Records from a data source
——

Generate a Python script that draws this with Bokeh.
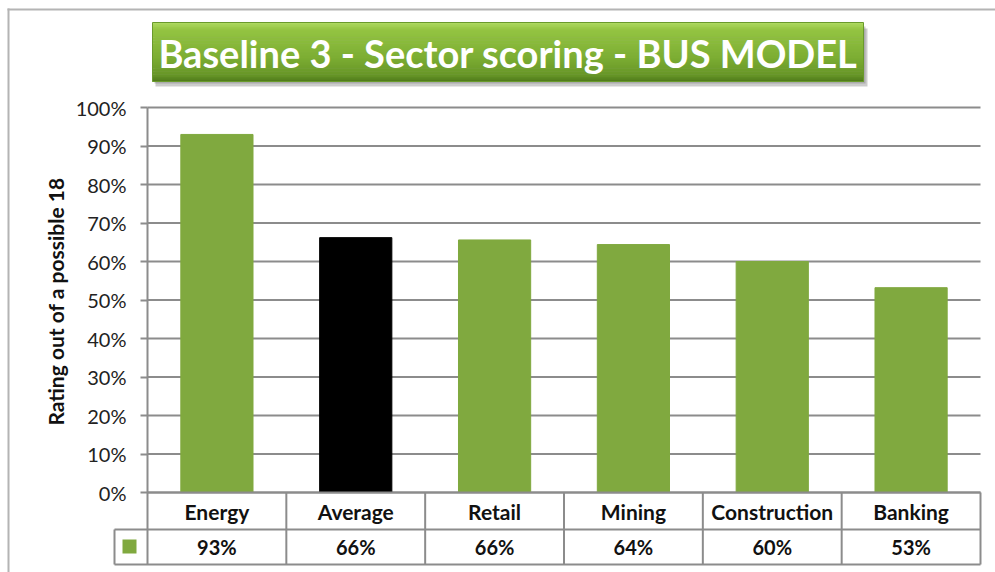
import math
from bokeh.plotting import figure
from bokeh.models import Range1d, FixedTicker, NumeralTickFormatter, ColumnDataSource
from bokeh.core.properties import value
from bokeh.embed import file_html
from bokeh.resources import INLINE

# ---- data ----
categories = ["Energy", "Average", "Retail", "Mining", "Construction", "Banking"]
values = [0.93, 0.662, 0.656, 0.644, 0.60, 0.532]
bar_colors = ["#80A93F", "#000000", "#80A93F", "#80A93F", "#80A93F", "#80A93F"]
y_ticks = [0.0, 0.1, 0.2, 0.3, 0.4, 0.5, 0.6, 0.7, 0.8, 0.9, 1.0]
title_text = "Baseline 3 - Sector scoring - BUS MODEL"
y_label = "Rating out of a possible 18"
value_labels = ["%d%%" % round(v * 100) for v in values]

FONT = "Lato"
W, H = 995, 572
FL, FR = 147, 980          # plot-area left/right (px)
Y0, Y1 = 492, 107          # 0% and 100% (px)
nc = len(categories)
PX_X = (FR - FL) / float(nc)
PX_Y = float(Y0 - Y1)

def wx(px):   # canvas px -> x data (category i spans i..i+1)
    return (px - FL) / PX_X

def wy(py):   # canvas px -> y data (fraction)
    return (Y0 - py) / PX_Y

xc = [i + 0.5 for i in range(nc)]   # category centres

p = figure(width=W, height=H, title=None,
           x_range=Range1d(wx(0), wx(W)), y_range=Range1d(wy(H), wy(0)),
           output_backend="svg", toolbar_location=None,
           min_border_left=0, min_border_right=0, min_border_top=0, min_border_bottom=0)
p.outline_line_color = None
p.background_fill_color = "white"
p.border_fill_color = "white"
p.xaxis.visible = False
p.xgrid.visible = False
p.ygrid.visible = False

GRID = "#8c8c8c"
r0, r1, r2 = 492, 529, 564

# y axis drawn at the left edge of the plot area
yax = p.yaxis[0]
yax.fixed_location = 0
yax.bounds = (wy(r2), 1)
yax.ticker = FixedTicker(ticks=y_ticks)
yax.formatter = NumeralTickFormatter(format="0%")
yax.axis_line_color = GRID
yax.axis_line_width = 2
yax.major_tick_line_color = GRID
yax.major_tick_line_width = 2
yax.major_tick_out = 7
yax.major_tick_in = 0
yax.minor_tick_line_color = None
yax.major_label_text_font = FONT
yax.major_label_text_font_size = "20px"
yax.major_label_text_color = "#222222"
yax.major_label_standoff = 14

# gridlines
p.segment(x0=[0] * len(y_ticks), x1=[nc] * len(y_ticks), y0=y_ticks, y1=y_ticks,
          line_color=GRID, line_width=2)

# bars
src = ColumnDataSource(dict(x=xc, val=values, color=bar_colors))
p.vbar(x="x", top="val", width=0.52, color="color", source=src)

# y-axis title
p.text(x=[wx(55)], y=[wy(301)], text=[y_label], angle=math.pi / 2,
       text_align="center", text_baseline="middle", text_font=value(FONT),
       text_font_size="21px", text_font_style="bold", text_color="#111111")

# outer chart border (top, left)
BORDER = "#b4b4b4"
p.quad(left=[wx(7), wx(7)], right=[wx(W), wx(9)], top=[wy(8), wy(8)], bottom=[wy(10), wy(H)],
       fill_color=BORDER, line_color=None)

# title box: shadow + vertical gradient
tl, tr, tt, tb = 152, 863, 22, 81
p.quad(left=[wx(tl + 3)], right=[wx(tr + 4)], top=[wy(tt + 6)], bottom=[wy(tb + 5)],
       fill_color="#6e6e6e", fill_alpha=0.35, line_color=None)
p.quad(left=[wx(tl + 2)], right=[wx(tr + 2)], top=[wy(tt + 4)], bottom=[wy(tb + 2)],
       fill_color="#6e6e6e", fill_alpha=0.35, line_color=None)
stops = [(0.0, (0xB0, 0xDA, 0x62)), (0.12, (0x94, 0xC4, 0x42)), (0.6, (0x7C, 0xAD, 0x33)),
         (0.9, (0x66, 0x95, 0x26)), (1.0, (0x4E, 0x78, 0x1A))]
n = 40
g_top, g_bot, g_col = [], [], []
for i in range(n):
    t = (i + 0.5) / n
    for k in range(len(stops) - 1):
        if stops[k][0] <= t <= stops[k + 1][0]:
            f = (t - stops[k][0]) / (stops[k + 1][0] - stops[k][0])
            c = tuple(int(round(a + (b - a) * f)) for a, b in zip(stops[k][1], stops[k + 1][1]))
            break
    g_top.append(wy(tt + (tb - tt) * i / n))
    g_bot.append(wy(tt + (tb - tt) * (i + 1) / n + 0.6))
    g_col.append("#%02x%02x%02x" % c)
p.quad(left=[wx(tl)] * n, right=[wx(tr)] * n, top=g_top, bottom=g_bot,
       fill_color=g_col, line_color=None)
p.quad(left=[wx(tl)], right=[wx(tr)], top=[wy(tt)], bottom=[wy(tb)],
       fill_color=None, line_color="#6a9a2c", line_width=1)
p.text(x=[wx((tl + tr) / 2)], y=[wy((tt + tb) / 2 + 1)], text=[title_text],
       text_align="center", text_baseline="middle", text_font=value(FONT),
       text_font_size="38px", text_font_style="bold", text_color="white")

# data table
p.segment(x0=[0, wx(114), wx(114)], x1=[nc, nc, nc], y0=[wy(r0), wy(r1), wy(r2)],
          y1=[wy(r0), wy(r1), wy(r2)], line_color=GRID, line_width=2)
p.segment(x0=list(range(1, nc + 1)) + [wx(114)], x1=list(range(1, nc + 1)) + [wx(114)],
          y0=[wy(r0)] * nc + [wy(r1)], y1=[wy(r2)] * (nc + 1), line_color=GRID, line_width=2)
# legend key
p.quad(left=[wx(122)], right=[wx(136)], top=[wy(539)], bottom=[wy(553)],
       fill_color="#80A93F", line_color=None)

p.text(x=xc, y=[wy((r0 + r1) / 2)] * nc, text=categories,
       text_align="center", text_baseline="middle",
       text_font=value(FONT), text_font_size="21px", text_font_style="bold", text_color="#111111")
p.text(x=xc, y=[wy((r1 + r2) / 2)] * nc, text=value_labels,
       text_align="center", text_baseline="middle",
       text_font=value(FONT), text_font_size="20px", text_font_style="bold", text_color="#111111")

open("out.html", "w").write(file_html(p, INLINE))
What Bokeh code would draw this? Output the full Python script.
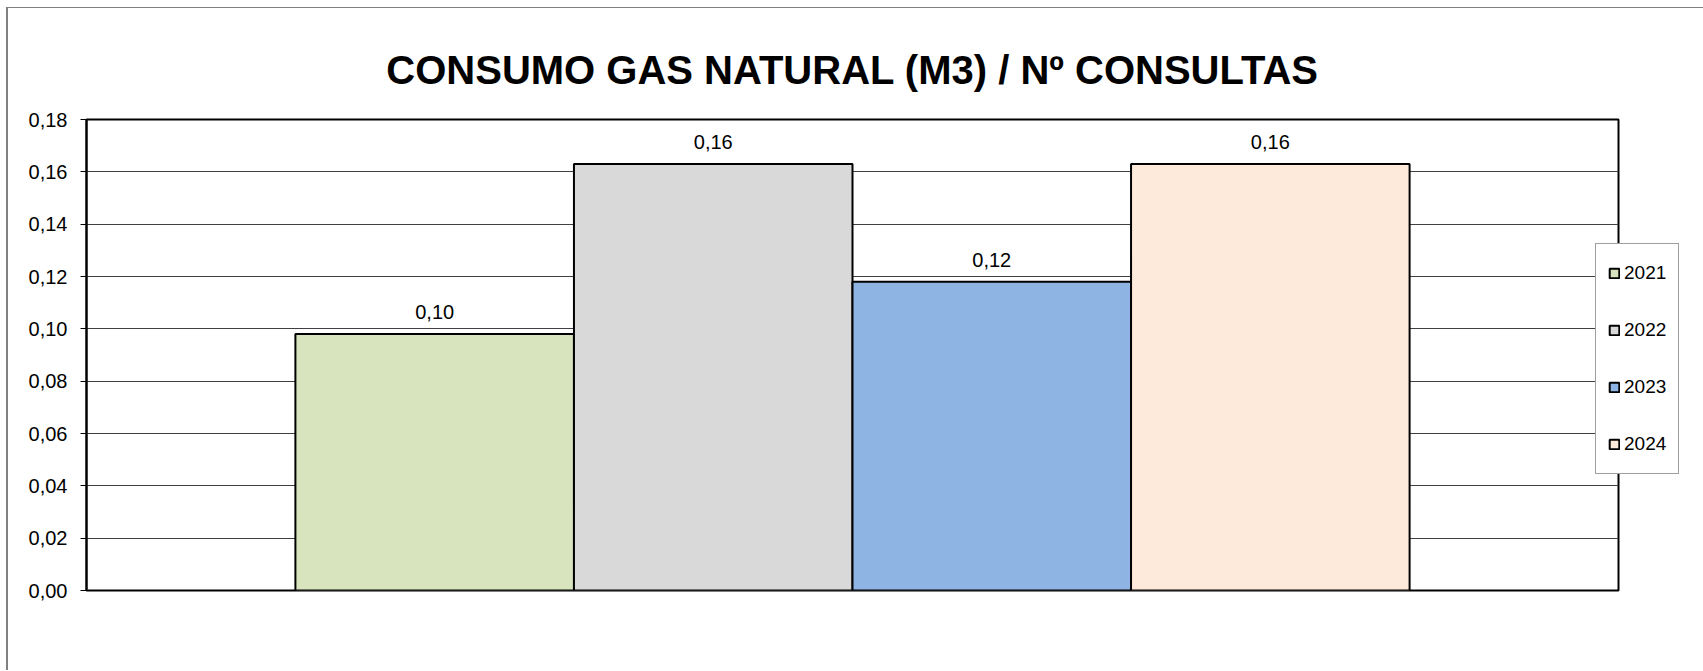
from bokeh.plotting import figure
from bokeh.models import (ColumnDataSource, FactorRange, Range1d, FixedTicker,
                          CustomJSTickFormatter)
from bokeh.embed import file_html
from bokeh.resources import INLINE
from bokeh.core.properties import value

# ---- data ----
years = ["2021", "2022", "2023", "2024"]
values = [0.098, 0.163, 0.118, 0.163]
labels = ["0,10", "0,16", "0,12", "0,16"]
colors = ["#D7E4BD", "#D9D9D9", "#8EB4E3", "#FDEADA"]
y_ticks = [0.00, 0.02, 0.04, 0.06, 0.08, 0.10, 0.12, 0.14, 0.16, 0.18]
title_text = "CONSUMO GAS NATURAL (M3) / Nº CONSULTAS"

FONT = "Liberation Sans"

src = ColumnDataSource(dict(year=years, value=values, label=labels, color=colors))

p = figure(
    x_range=FactorRange(*years, range_padding=0.375, factor_padding=0),
    y_range=Range1d(0, 0.18),
    frame_width=1532, frame_height=471,
    min_border_left=78, min_border_right=0, min_border_top=111, min_border_bottom=80,
    output_backend="svg", toolbar_location=None,
    title=title_text,
)
p.styles = {"margin-left": "6px", "margin-top": "7px",
            "border-left": "2px solid #808080", "border-top": "1px solid #808080"}

p.background_fill_color = "white"
p.border_fill_color = "white"
p.outline_line_color = "black"
p.outline_line_width = 2

p.title.text_font = FONT
p.title.text_font_size = "40px"
p.title.text_font_style = "bold"
p.title.text_color = "black"
p.title.align = "center"
p.title.standoff = 56

p.xaxis.visible = False
p.xgrid.grid_line_color = None

yax = p.yaxis[0]
yax.ticker = FixedTicker(ticks=y_ticks)
yax.formatter = CustomJSTickFormatter(code="return tick.toFixed(2).replace('.', ',');")
yax.major_tick_out = 6
yax.major_tick_in = 0
yax.minor_tick_line_color = None
yax.axis_line_width = 2
yax.axis_line_color = "black"
yax.major_tick_line_color = "black"
yax.major_label_standoff = 13
yax.major_label_text_font = FONT
yax.major_label_text_font_size = "20px"
yax.major_label_text_color = "black"

p.ygrid.ticker = FixedTicker(ticks=y_ticks)
p.ygrid.grid_line_color = "#404040"
p.ygrid.grid_line_width = 1

p.vbar(x="year", top="value", width=1.0, source=src, fill_color="color",
       line_color="black", line_width=2, legend_field="year")

p.text(x="year", y="value", text="label", source=src, y_offset=-22,
       text_align="center", text_baseline="alphabetic",
       text_font=value(FONT), text_font_size="20px", text_color="black")

lg = p.legend[0]
p.center.remove(lg)
p.add_layout(lg, "right")
lg.location = (-23, 116)
lg.border_line_color = "#404040"
lg.border_line_width = 1
lg.background_fill_color = "white"
lg.background_fill_alpha = 1
lg.label_text_font = FONT
lg.label_text_font_size = "19px"
lg.label_text_color = "black"
lg.glyph_width = 12
lg.glyph_height = 12
lg.label_height = 34
lg.label_standoff = 4
lg.padding = 12
lg.spacing = 23
lg.margin = 0

open("out.html", "w").write(file_html(p, INLINE))
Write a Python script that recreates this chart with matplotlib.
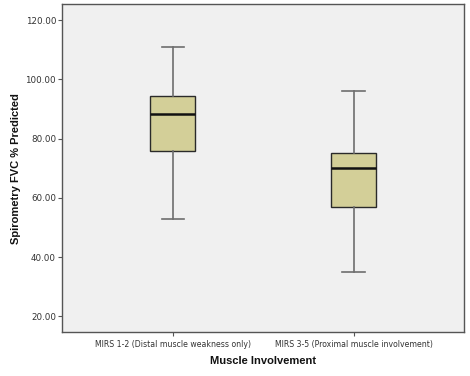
import matplotlib
matplotlib.use("Agg")
import matplotlib.pyplot as plt

categories = ["MIRS 1-2 (Distal muscle weakness only)", "MIRS 3-5 (Proximal muscle involvement)"]
whisker_low = [53.0, 35.0]
q1 = [76.0, 57.0]
median = [88.5, 70.0]
q3 = [94.5, 75.0]
whisker_high = [111.0, 96.0]
yticks = [20, 40, 60, 80, 100, 120]

plt.rcParams['font.family'] = ['DejaVu Sans']
fig = plt.figure(figsize=(4.7, 3.76), dpi=100)
ax = fig.add_axes([62.3/470, 1-332.3/376, 402/470, 328.3/376])
ax.set_facecolor('#F0F0F0')

stats = []
for i, c in enumerate(categories):
    stats.append(dict(label=c, whislo=whisker_low[i], q1=q1[i], med=median[i],
                      q3=q3[i], whishi=whisker_high[i], fliers=[]))

ax.bxp(stats, positions=[1, 2], widths=0.249, capwidths=0.125, patch_artist=True,
       showfliers=False,
       boxprops=dict(facecolor='#D3CF98', edgecolor='#2a2a2a', linewidth=1.0),
       medianprops=dict(color='#111111', linewidth=1.8),
       whiskerprops=dict(color='#6e6e6e', linewidth=1.2),
       capprops=dict(color='#6e6e6e', linewidth=1.2))

ax.set_xlim(0.389, 2.611)
ax.set_ylim(14.6, 125.5)
ax.set_yticks(yticks)
ax.set_yticklabels([f"{v:.2f}" for v in yticks])
ax.tick_params(axis='both', colors='#555555', labelcolor='#333333',
               length=3, width=0.8, pad=1.5)
ax.tick_params(axis='y', labelsize=6.3)
ax.tick_params(axis='x', labelsize=5.6, pad=2.5)
for s in ax.spines.values():
    s.set_color('#555555')
    s.set_linewidth(1.0)

ax.set_ylabel("Spirometry FVC % Predicted", fontsize=8.0, fontweight='bold',
              family='Liberation Sans', color='#111111', labelpad=3)
ax.set_xlabel("Muscle Involvement", fontsize=8.0, fontweight='bold',
              family='Liberation Sans', color='#111111', labelpad=5)

fig.savefig("out.png", dpi=100, facecolor='white')
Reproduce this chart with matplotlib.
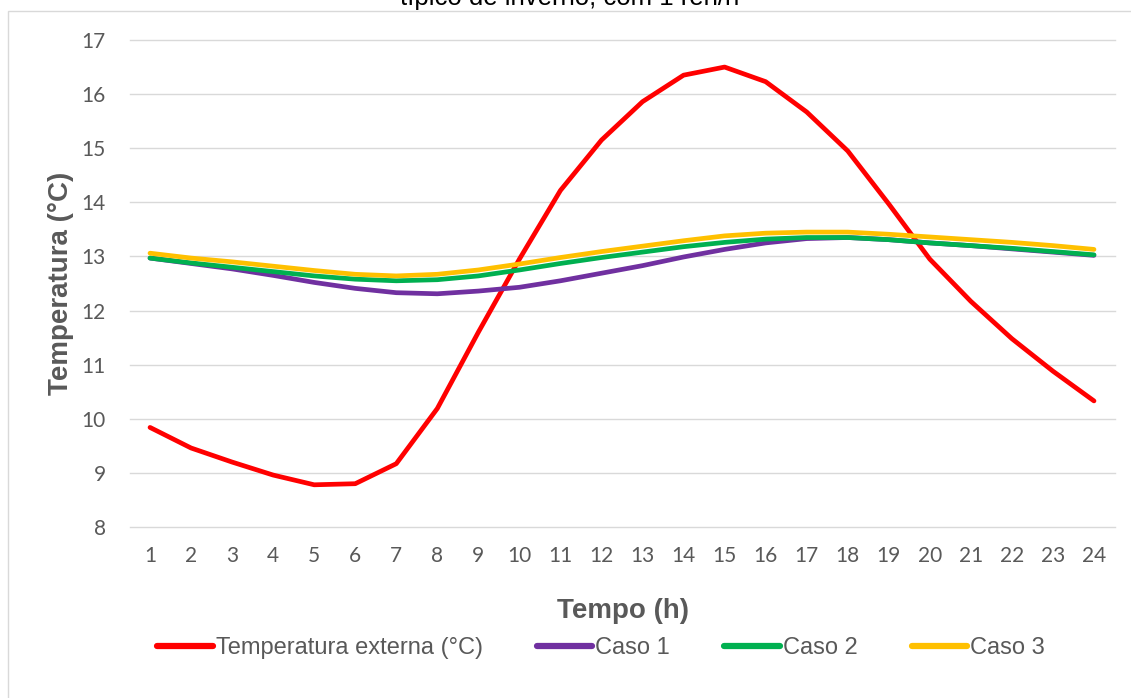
import matplotlib
matplotlib.use("Agg")
import matplotlib.pyplot as plt
from matplotlib.patches import Rectangle

hours = list(range(1, 25))
t_ext = [9.84, 9.46, 9.20, 8.96, 8.78, 8.80, 9.17, 10.19, 11.60, 12.95, 14.22, 15.15,
         15.86, 16.35, 16.50, 16.23, 15.67, 14.95, 13.97, 12.95, 12.17, 11.48, 10.88, 10.33]
caso1 = [12.97, 12.87, 12.77, 12.65, 12.52, 12.41, 12.33, 12.31, 12.36, 12.43, 12.55, 12.69,
         12.83, 12.99, 13.13, 13.25, 13.33, 13.35, 13.31, 13.25, 13.20, 13.14, 13.08, 13.02]
caso2 = [12.97, 12.88, 12.80, 12.72, 12.64, 12.58, 12.55, 12.57, 12.64, 12.75, 12.87, 12.98,
         13.08, 13.18, 13.26, 13.32, 13.35, 13.35, 13.31, 13.25, 13.20, 13.15, 13.09, 13.03]
caso3 = [13.06, 12.97, 12.90, 12.82, 12.74, 12.67, 12.64, 12.67, 12.75, 12.86, 12.98, 13.09,
         13.19, 13.29, 13.38, 13.43, 13.45, 13.45, 13.41, 13.36, 13.31, 13.26, 13.20, 13.13]
y_ticks = list(range(8, 18))

series = [
    ("Temperatura externa (°C)", t_ext, "#FF0000"),
    ("Caso 1", caso1, "#7030A0"),
    ("Caso 2", caso2, "#00B050"),
    ("Caso 3", caso3, "#FFC000"),
]

W, H = 1131, 698
fig = plt.figure(figsize=(W / 100, H / 100), dpi=100)
fig.patch.set_facecolor("white")

# chart border
fig.patches.append(Rectangle((8 / W, -0.05), 1.1, (H - 11) / H + 0.05,
                             transform=fig.transFigure, fill=False,
                             edgecolor="#D9D9D9", linewidth=1.0))

ax = fig.add_axes([129.5 / W, (H - 527) / H, (1114.5 - 129.5) / W, (527 - 40) / H])

for name, vals, col in series:
    ax.plot(hours, vals, color=col, linewidth=3.4, label=name,
            solid_capstyle="round", solid_joinstyle="round")

ax.set_xlim(0.5, 24.5)
ax.set_ylim(8, 17)
ax.set_yticks(y_ticks)
ax.set_xticks(hours)
ax.grid(axis="y", color="#D9D9D9", linewidth=1.0)
for gl in ax.get_ygridlines():
    gl.set_clip_on(False)
ax.set_axisbelow(True)
for s in ax.spines.values():
    s.set_visible(False)
ax.tick_params(axis="both", length=0, labelsize=15, labelcolor="#595959")
ax.tick_params(axis="y", pad=17)
ax.tick_params(axis="x", pad=14)
for lab in ax.get_xticklabels() + ax.get_yticklabels():
    lab.set_fontfamily("Lato")

fig.text(61 / W, (H - 283) / H, "Temperatura (°C)", rotation=90, ha="center", va="center",
         fontsize=20, fontweight="bold", color="#595959", family="Liberation Sans")
fig.text(623 / W, (H - 611) / H, "Tempo (h)", ha="center", va="center",
         fontsize=20, fontweight="bold", color="#595959", family="Liberation Sans")

fig.text(570 / W, (H - 5) / H, "típico de inverno, com 1 ren/h", ha="center", va="baseline",
         fontsize=18.5, color="#000000", family="Liberation Sans")

leg = fig.legend(loc="center", bbox_to_anchor=(601 / W, (H - 648) / H), ncol=4,
                 frameon=False, handlelength=2.35, handletextpad=0.12, columnspacing=2.3,
                 prop={"family": "Liberation Sans", "size": 17})
for t in leg.get_texts():
    t.set_color("#595959")
for h in leg.get_lines():
    h.set_linewidth(4.5)

fig.savefig("out.png", dpi=100)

——

- [THE EXERCISE]
Return exactly the lines from the one with "Write a Python" to the one with "capprops=dict(color='#6e6e6e', linewidth=1.2))", inclusive, and nothing else; skip the pictures.

- [RESULT]
Write a Python script that recreates this chart with matplotlib.
import matplotlib
matplotlib.use("Agg")
import matplotlib.pyplot as plt

categories = ["MIRS 1-2 (Distal muscle weakness only)", "MIRS 3-5 (Proximal muscle involvement)"]
whisker_low = [53.0, 35.0]
q1 = [76.0, 57.0]
median = [88.5, 70.0]
q3 = [94.5, 75.0]
whisker_high = [111.0, 96.0]
yticks = [20, 40, 60, 80, 100, 120]

plt.rcParams['font.family'] = ['DejaVu Sans']
fig = plt.figure(figsize=(4.7, 3.76), dpi=100)
ax = fig.add_axes([62.3/470, 1-332.3/376, 402/470, 328.3/376])
ax.set_facecolor('#F0F0F0')

stats = []
for i, c in enumerate(categories):
    stats.append(dict(label=c, whislo=whisker_low[i], q1=q1[i], med=median[i],
                      q3=q3[i], whishi=whisker_high[i], fliers=[]))

ax.bxp(stats, positions=[1, 2], widths=0.249, capwidths=0.125, patch_artist=True,
       showfliers=False,
       boxprops=dict(facecolor='#D3CF98', edgecolor='#2a2a2a', linewidth=1.0),
       medianprops=dict(color='#111111', linewidth=1.8),
       whiskerprops=dict(color='#6e6e6e', linewidth=1.2),
       capprops=dict(color='#6e6e6e', linewidth=1.2))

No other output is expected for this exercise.